Es asombroso el efecto que causan en nosotros esas fotografías de apenas unos años atrás. Lo que en un tiempo nos pareció digno de ser enmarcado, hoy se nos antoja pasado de moda simplemente porque ha cambiado nuestra mirada: el aspecto de un pantalón, el corte de una camisa, el tamaño de unas gafas o algo tan insignificante como un corte de pelo. La industria en general se enriquece porque muchos objetos no resisten el veredicto de nuestro gusto y abrimos el armario con la firme decisión de un ‘plan renove’ cada cierto tiempo.

La generación del tatuaje

Estoy convencido de que los que se tatúan la piel no hacen esta reflexión tan evidente. Y no me refiero a aquellos que optan por un discreto ‘tattoo’ disimulado en algún lugar asumible, sino a aquellos que forran su cuerpo con cualquier tinte extravagante y no siempre de buen gusto. Pero lo del gusto, fíjense, para mí es lo de menos. Si el rostro de un dragón se ha apoderado de una espalda o unos pectorales, o las flores crecen barrocas por un cuello irreconocible, o ese brazo lleva tatuado el nombre de tu primer amor con las dimensiones de la matrícula de un coche, en fin, es algo loable si a uno mismo le satisface. Imagino que se trata de la misma sensación de arreglarse para una fiesta de disfraces… y disfrutarlo. Pero yo no pongo en cuestión el goce en sí de las cosas, entiéndanme.

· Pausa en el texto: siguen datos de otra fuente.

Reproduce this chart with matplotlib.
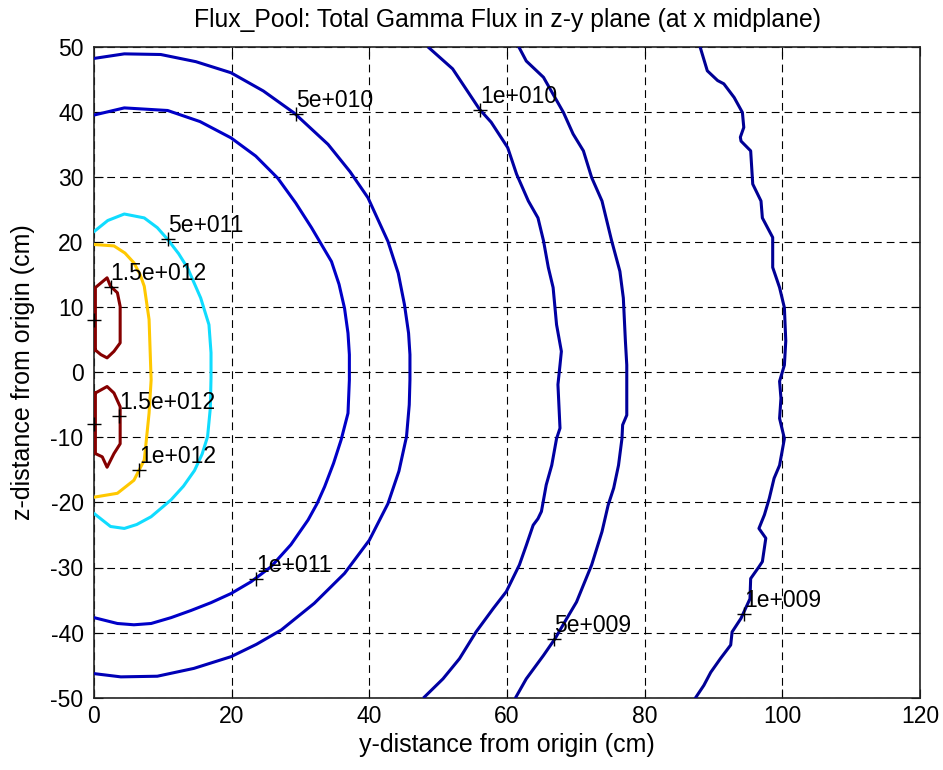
import matplotlib
matplotlib.use("Agg")
import matplotlib.pyplot as plt

plt.rcParams['font.family'] = ['Liberation Sans', 'DejaVu Sans']
plt.rcParams['axes.unicode_minus'] = False

# ---------------- data ----------------
title_text = "Flux_Pool: Total Gamma Flux in z-y plane (at x midplane)"
x_label = "y-distance from origin (cm)"
y_label = "z-distance from origin (cm)"
x_ticks = [0, 20, 40, 60, 80, 100, 120]
y_ticks = [-50, -40, -30, -20, -10, 0, 10, 20, 30, 40, 50]

# contour levels (flux) and their traced paths (y = horizontal, z = vertical)
levels = [1e9, 5e9, 1e10, 5e10, 1e11, 5e11, 1e12, 1.5e12, 1.5e12]

c1e9_y = [88.1, 89.1, 90.6, 91.5, 93.0, 94.2, 94.4, 93.9, 94.0, 95.4, 95.7, 96.9, 97.1,
          98.6, 98.6, 99.6, 100.3, 100.5, 100.3, 99.6, 99.8, 99.6, 100.3, 99.6, 98.8,
          98.1, 97.4, 96.6, 97.6, 97.1, 96.6, 95.4, 95.3, 94.0, 92.7, 92.5, 91.0, 89.6,
          88.6, 87.4]
c1e9_z = [49.8, 46.3, 44.8, 44.3, 42.2, 39.9, 37.6, 36.1, 35.5, 34.0, 28.9, 26.3, 23.7,
          20.7, 16.1, 13.0, 9.9, 4.8, 1.1, -1.4, -4.0, -7.1, -10.2, -14.3, -16.3,
          -19.4, -21.9, -24.0, -25.5, -29.1, -29.9, -31.7, -34.8, -37.8, -39.9, -41.9,
          -44.0, -46.1, -48.1, -50.0]

c5e9_y = [61.8, 62.8, 65.3, 68.2, 69.6, 71.1, 72.3, 73.8, 75.2, 76.4, 76.9, 77.2, 77.4,
          77.4, 76.8, 76.7, 76.2, 75.5, 74.7, 73.8, 72.3, 71.1, 70.1, 68.7, 67.0, 65.3,
          62.8, 61.3]
c5e9_z = [49.8, 47.8, 45.3, 39.9, 36.6, 34.0, 29.9, 26.3, 20.2, 15.5, 11.4, 4.8, 1.1,
          -6.6, -8.1, -10.2, -14.3, -17.8, -20.4, -24.5, -29.6, -32.7, -35.3, -37.8,
          -40.9, -43.5, -47.1, -49.9]

c1e10_y = [48.7, 52.1, 56.0, 57.7, 60.1, 61.4, 63.1, 64.5, 65.3, 66.0, 66.7, 67.2, 67.9,
           67.7, 67.4, 67.7, 67.2, 66.5, 65.7, 65.0, 64.5, 63.8, 62.8, 61.8, 59.9, 58.0,
           55.5, 53.1, 50.7, 48.0]
c1e10_z = [49.8, 46.6, 40.4, 38.4, 34.5, 30.4, 26.3, 23.7, 20.2, 16.1, 13.0, 7.3, 3.2,
           1.1, -1.9, -8.6, -10.2, -14.3, -17.3, -21.4, -22.5, -23.5, -26.6, -29.6,
           -33.7, -36.3, -39.9, -44.0, -47.1, -49.9]

c5e10_y = [0.0, 4.4, 9.7, 14.8, 19.9, 24.6, 29.1, 34.0, 37.2, 39.8, 42.7, 44.2, 45.1,
           45.7, 45.9, 45.9, 45.8, 45.4, 44.3, 42.7, 40.0, 36.4, 32.0, 27.2, 23.6, 19.9,
           14.5, 9.2, 3.9, 0.0]
c5e10_z = [48.2, 48.9, 48.8, 47.7, 46.0, 43.2, 39.8, 35.0, 30.8, 26.8, 20.1, 15.2, 10.4,
           6.0, 2.7, -1.2, -5.0, -9.9, -15.2, -20.2, -25.8, -30.9, -35.5, -39.6, -41.8,
           -43.7, -45.5, -46.7, -46.8, -46.3]

c1e11_y = [0.0, 4.4, 10.7, 15.4, 19.9, 23.5, 26.7, 29.3, 31.6, 34.5, 35.6, 36.4, 36.9,
           37.1, 37.1, 36.9, 35.9, 34.8, 33.5, 32.4, 31.1, 28.6, 25.7, 22.8, 19.9, 17.0,
           14.1, 11.2, 8.3, 5.8, 3.4, 0.0]
c1e11_z = [39.5, 40.6, 40.2, 38.5, 36.0, 33.2, 29.8, 26.0, 22.2, 17.0, 13.5, 9.8, 6.0,
           2.7, -1.2, -6.3, -10.4, -14.0, -17.6, -20.2, -22.7, -26.5, -29.9, -32.2,
           -34.0, -35.4, -36.6, -37.7, -38.6, -38.8, -38.6, -37.7]

c5e11_y = [0.0, 2.0, 4.4, 7.3, 9.2, 10.7, 12.3, 13.6, 15.5, 16.7, 17.0, 17.0, 16.9, 16.5,
           15.7, 14.6, 13.0, 11.2, 8.3, 6.2, 4.4, 2.4, 0.0]
c5e11_z = [21.6, 23.3, 24.3, 23.7, 22.2, 20.4, 18.2, 16.0, 11.4, 7.3, 3.0, -0.9, -5.5,
           -9.9, -12.6, -15.1, -17.5, -19.6, -22.2, -23.4, -24.0, -23.7, -21.7]

c1e12_y = [0.2, 2.9, 4.5, 5.8, 6.7, 7.3, 8.0, 8.3, 8.0, 7.5, 7.3, 5.8, 3.4, 0.0]
c1e12_z = [19.6, 19.4, 18.3, 16.8, 15.0, 13.2, 8.1, -1.2, -6.3, -11.5, -13.5, -16.6,
           -18.6, -19.2]

c15e12a_y = [0.2, 1.0, 1.9, 2.9, 3.8, 3.8, 3.4, 2.4, 1.9, 0.2, 0.2]
c15e12a_z = [3.4, 2.7, 2.2, 3.2, 4.5, 10.1, 12.2, 13.2, 14.5, 13.0, 3.4]

c15e12b_y = [0.2, 1.9, 2.9, 3.8, 3.8, 2.9, 1.9, 1.2, 0.2, 0.2]
c15e12b_z = [-3.2, -2.2, -3.2, -5.3, -11.0, -12.5, -14.6, -13.0, -12.5, -3.2]

# contour labels: marker positions and texts
label_text = ["5e+010", "1e+010", "5e+011", "1.5e+012", "1.5e+012", "1e+012",
              "1e+011", "5e+009", "1e+009"]
label_y = [29.4, 56.1, 10.7, 2.4, 3.6, 6.6, 23.5, 66.8, 94.5]
label_z = [39.6, 40.3, 20.4, 13.1, -6.8, -15.0, -31.8, -41.0, -37.1]
# label markers without visible text
extra_mark_y = [0.0, 0.0]
extra_mark_z = [8.0, -8.0]

# ---------------- styling ----------------
level_colors = ['#000094', '#00009a', '#0000a2', '#0000b6', '#0000c8',
                '#10dcff', '#ffc800', '#850000', '#850000']

paths = [(c1e9_y, c1e9_z), (c5e9_y, c5e9_z), (c1e10_y, c1e10_z),
         (c5e10_y, c5e10_z), (c1e11_y, c1e11_z), (c5e11_y, c5e11_z),
         (c1e12_y, c1e12_z), (c15e12a_y, c15e12a_z), (c15e12b_y, c15e12b_z)]

fig = plt.figure(figsize=(9.43, 7.70), dpi=100)
ax = fig.add_axes([94 / 943, 1 - 697.7 / 770, (920 - 94) / 943, (697.7 - 46.7) / 770])

for (py, pz), col in zip(paths, level_colors):
    ax.plot(py, pz, color=col, lw=2.2, solid_joinstyle='round', zorder=3)

ax.plot(label_y, label_z, linestyle='none', marker='+', color='k',
        markersize=10, mew=1.0, zorder=4)
ax.plot(extra_mark_y, extra_mark_z, linestyle='none', marker='+', color='k',
        markersize=10, mew=1.0, zorder=4, clip_on=False)
for t, ly, lz in zip(label_text, label_y, label_z):
    ax.annotate(t, (ly, lz), xytext=(0, 1.5), textcoords='offset points',
                ha='left', va='bottom', fontsize=16.5, color='k', zorder=5)

ax.set_xlim(0, 120)
ax.set_ylim(-50, 50)
ax.set_xticks(x_ticks)
ax.set_yticks(y_ticks)
ax.grid(True, color='k', linestyle=(0, (7, 4.5)), linewidth=0.8)
ax.set_axisbelow(True)
ax.tick_params(direction='in', top=True, right=True, length=6.5, width=0.8,
               labelsize=16.5, colors='k')
ax.tick_params(axis='x', pad=5.5)
ax.tick_params(axis='y', pad=7.5)
for s in ax.spines.values():
    s.set_linewidth(1.2)
    s.set_color('#222222')

ax.set_xlabel(x_label, fontsize=18, labelpad=3)
ax.set_ylabel(y_label, fontsize=18, labelpad=11)
ax.set_title(title_text, fontsize=17.8, pad=14)

fig.savefig("out.png", dpi=100)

El verano es esa época en la que los tatuajes se pasean en camiseta o en bañador, hinchados por los músculos y llamativos por sus colores y formas. Es una estética fresca que a los adonis del despropósito les hace sentir fans de la transgresión y de lo fugaz, aunque sin saberlo. No son pocos. Se estima que casi el 40 % de la población española está tatuada y, evidentemente, yo no estoy entre esos afortunados. Y no sé si tengo algún síndrome de aguafiestas o simplemente soy un necio que no sabe disfrutar del ‘carpe diem’, pero no puedo dejar de preguntarme si los estetas del grafiti corporal son conscientes de que todo es efímero y pasajero. Las modas, desde luego que lo son, pero los músculos, las pieles tersas y la ausencia de esos indeseados colgajos también tienen fecha de caducidad. Es un hecho.

Cada día son más quienes hacen el agosto por intentar quitar tatuajes. Sus usuarios simplemente se han cansado o ya no les gusta. ¡Era obvio! Pero no lo pensaron. Fue un viva la vida torpe y poco inteligente porque borrar las marcas que dejaron las agujas de tinta requiere de tiempo, sufrimiento y, sobre todo, de mucho, mucho dinero. Solo un buen láser, años y un bolsillo acomodado puede garantizar que, después de una lucha titánica, en la piel no queden cicatrices o manchas blanquecinas. ¿Acaso creéis que esta posibilidad estará al alcance de todos en un futuro no demasiado lejano?

Vivimos en la generación del tatuaje. Para mí, el ‘tattoo’ es un signo de nuestro tiempo, la identidad de un estilo de vida que a muchos les invita a mirarse el ombligo y a no pensar en lo que sucederá tan solo algunos años después. Lo importante es disfrutar del presente e ignorar cualquier horizonte más allá del placer. La generación del tatuaje invita a vivir lo inmediato, a dejar escapar oportunidades de futuro y a no comprometerse. Es la tormenta perfecta para una crisis social y de valores que nos afecta a todos en general. Por supuesto, también a las parejas, esas que tendrán algún hijo si los planes se lo permiten, hijos que sufrirán los errores de los padres y que un día les dirán que sus tatuajes están pasados de moda.